Development Plan

Overview

This section describes how to use Spark to perform operations such as data insertion, query, update, incremental query, query at a specific time point, and data deletion on Hudi.

For details, see the sample code.

Packaging the Project

Upload the user.keytab and krb5.conf files to the server where the client is located.
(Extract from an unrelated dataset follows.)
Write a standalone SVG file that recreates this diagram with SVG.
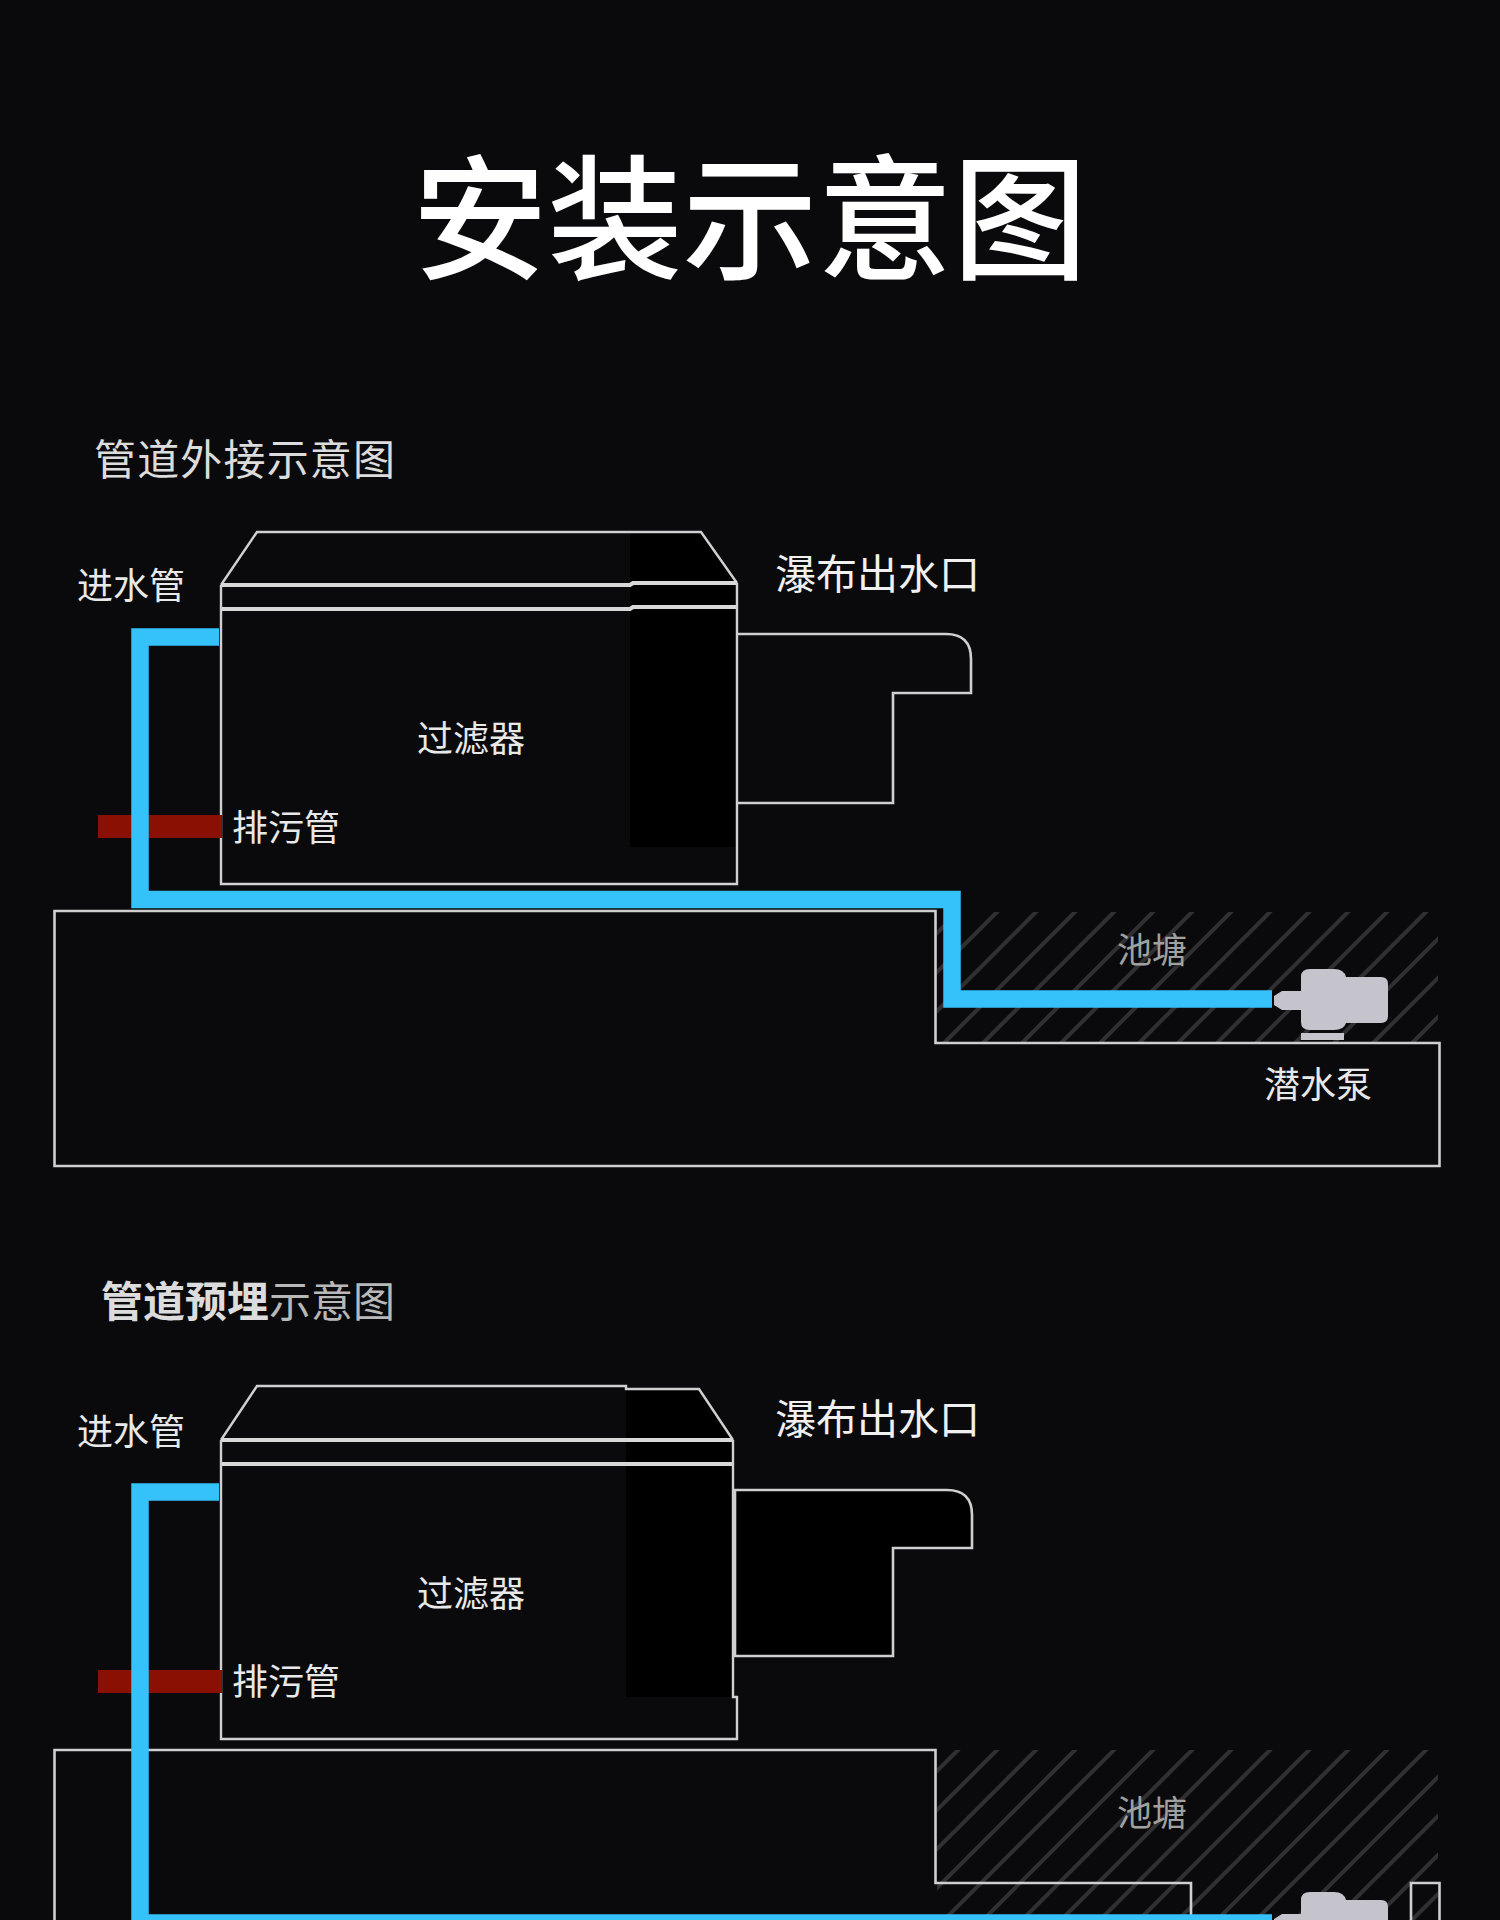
<svg xmlns="http://www.w3.org/2000/svg" width="1500" height="1920" viewBox="0 0 1500 1920">
<style>
text{font-family:"Noto Sans CJK SC","Noto Sans",sans-serif;fill:#e8e8e8}
.lb{font-size:36px}
.wf{font-size:41px;fill:#f0f0f0}
.sub{font-size:42px;fill:#dcdcdc}
.pond{font-size:35px;fill:#a0a0a0}
.ln{fill:none;stroke:#cfcfcf;stroke-width:2.6}
.thin{fill:none;stroke:#d0d0d0;stroke-width:2.4}
.heavy{fill:none;stroke:#d8d8d8;stroke-width:4}
.blue{fill:none;stroke:#35c2fb;stroke-width:17.5;stroke-linejoin:miter}
.red{fill:#8a1004}
.pump{fill:#c5c3cb}
.shade{fill:#000}
</style>
<defs>
<pattern id="h1" patternUnits="userSpaceOnUse" width="39" height="39" patternTransform="translate(37,0)"><path d="M-5,5L5,-5M0,39L39,0M34,44L44,34" stroke="#303032" stroke-width="4" fill="none"/></pattern>
<pattern id="h2" patternUnits="userSpaceOnUse" width="39" height="39" patternTransform="translate(17,0)"><path d="M-5,5L5,-5M0,39L39,0M34,44L44,34" stroke="#303032" stroke-width="4" fill="none"/></pattern>
<g id="pumpShape"><path class="pump" d="M1310,969H1334Q1344,969 1346,977H1381Q1388,977 1388,984V1016Q1388,1023 1381,1023H1346Q1344,1030 1334,1030H1310Q1301,1030 1301,1022V1010H1282L1274,1005V996L1282,991H1301V977Q1301,969 1310,969Z"/><rect class="pump" x="1301" y="1033" width="43" height="7"/></g>
</defs>
<rect width="1500" height="1920" fill="#0a0a0c"/>
<text id="title" x="750" y="269" text-anchor="middle" font-size="135" font-weight="500" style="fill:#fff">安装示意图</text>

<g id="section-1">
<text id="sub1" class="sub" x="94" y="475" textLength="301">管道外接示意图</text>
<g id="pond-1"><rect x="937" y="912" width="501" height="130" fill="url(#h1)"/><text class="pond" x="1117" y="963">池塘</text></g>
<g id="ground-1"><path class="ln" d="M54.5,911H935.5V1043H1439.5V1166H54.5Z"/></g>
<g id="filter-1">
<path class="shade" d="M630,532H701L735,583V847H630Z"/>
<path class="thin" d="M221,585L257,532H701L737,583"/>
<path class="heavy" d="M221,585H630L633,583H737M221,609H630L633,607H737"/>
<path class="thin" d="M221,585V884H737V583"/>
<text class="lb" x="417" y="752">过滤器</text>
</g>
<g id="outlet-1"><path class="ln" d="M737,634H946Q971,634 971,659V693H893V803H737"/><text class="wf" x="775" y="589">瀑布出水口</text></g>
<g id="pump-1"><use href="#pumpShape"/><text class="lb" x="1264" y="1098">潜水泵</text></g>
<text id="in-1" class="lb" x="77" y="599">进水管</text>
<text id="drain-1" class="lb" x="232" y="841">排污管</text>
</g>

<g id="section-2">
<text id="sub2" class="sub" x="101" y="1317"><tspan font-weight="700">管道预埋</tspan><tspan style="fill:#b8b8b8">示意图</tspan></text>
<g id="pond-2"><rect x="937" y="1750" width="501" height="170" fill="url(#h2)"/><text class="pond" x="1117" y="1826">池塘</text></g>
<g id="ground-2"><path class="ln" d="M54.5,1920V1750H935.5V1883H1191V1920M1411,1920V1883H1439.5V1920"/></g>
<g id="filter-2">
<path class="shade" d="M626,1389H699L733,1440V1697H626Z"/>
<path class="thin" d="M221,1440L257,1386H626V1389H699L733,1440"/>
<path class="heavy" d="M221,1440H733M221,1464H733"/>
<path class="thin" d="M221,1440V1739H737V1697H733V1440"/>
<text class="lb" x="417" y="1607">过滤器</text>
</g>
<g id="outlet-2"><path class="ln" d="M735,1490H947Q972,1490 972,1515V1548H893V1656H735Z" style="fill:#000"/><text class="wf" x="775" y="1434">瀑布出水口</text></g>
<g id="pump-2"><use href="#pumpShape" y="923"/></g>
<text id="in-2" class="lb" x="77" y="1445">进水管</text>
<text id="drain-2" class="lb" x="232" y="1695">排污管</text>
</g>

<g id="connectors">
<rect class="red" x="98" y="815" width="124" height="23"/>
<rect class="red" x="98" y="1670" width="124" height="23"/>
<path class="blue" d="M219,637H140V899.5H952V999H1272"/>
<path class="blue" d="M219,1492H140V1923H1272"/>
</g>
</svg>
Use the Maven tool provided by IDEA to package the project and generate the JAR file. For details, see Commissioning a Spark Application in a Linux Environment.
- Before compilation and packaging, change the paths of the user.keytab and krb5.conf files in the sample code to the actual paths on the client server.
- The Python sample code does not need to be packaged using Maven.
Upload the generated JAR file to any directory (for example, /opt/example/) on the server where the Spark client is located.

Running the Task

Log in to the Spark client node and run the following commands:
source Client installation directory/bigdata_env

source Client installation directory/Hudi/component_env

kinit Hudi development user
After compiling and building the sample code, you can use the spark-submit command to perform the write, update, query, and delete operations in sequence.
- Run the Java sample project.
  spark-submit --keytab <user_keytab_path> --principal=<principal_name> --class com.huawei.bigdata.hudi.examples.HoodieWriteClientExample /opt/example/hudi-java-security-examples-1.0.jar hdfs://hacluster/tmp/example/hoodie_java hoodie_java
  
  <user_keytab_path> indicates the authentication file path, <principal_name> indicates the authentication user name, /opt/example/hudi-java-examples-1.0.jar indicates the JAR file path, hdfs://hacluster/tmp/example/hoodie_java indicates the storage path of the Hudi table, and hoodie_java indicates the name of the Hudi table.
- Run the Scala sample project.
  spark-submit --keytab <user_keytab_path> --principal=<principal_name> --class com.huawei.bigdata.hudi.examples.HoodieDataSourceExample /opt/example/hudi-scala-security-examples-1.0.jar hdfs://hacluster/tmp/example/hoodie_scala hoodie_scala
  
  /opt/example/hudi-scala-examples-1.0.jar indicates the JAR file path, <user_keytab_path> indicates the authentication file path, <principal_name> indicates the authentication user name, hdfs://hacluster/tmp/example/hoodie_scala indicates the storage path of the Hudi table, and hoodie_Scala indicates the name of the Hudi table.
- Run the Python sample project.
  spark-submit /opt/example/HudiPythonExample.py hdfs://hacluster/tmp/huditest/example/python hudi_trips_cow
  
  hdfs://hacluster/tmp/huditest/example/python indicates the storage path of the Hudi table, and hudi_trips_cow indicates the name of the Hudi table.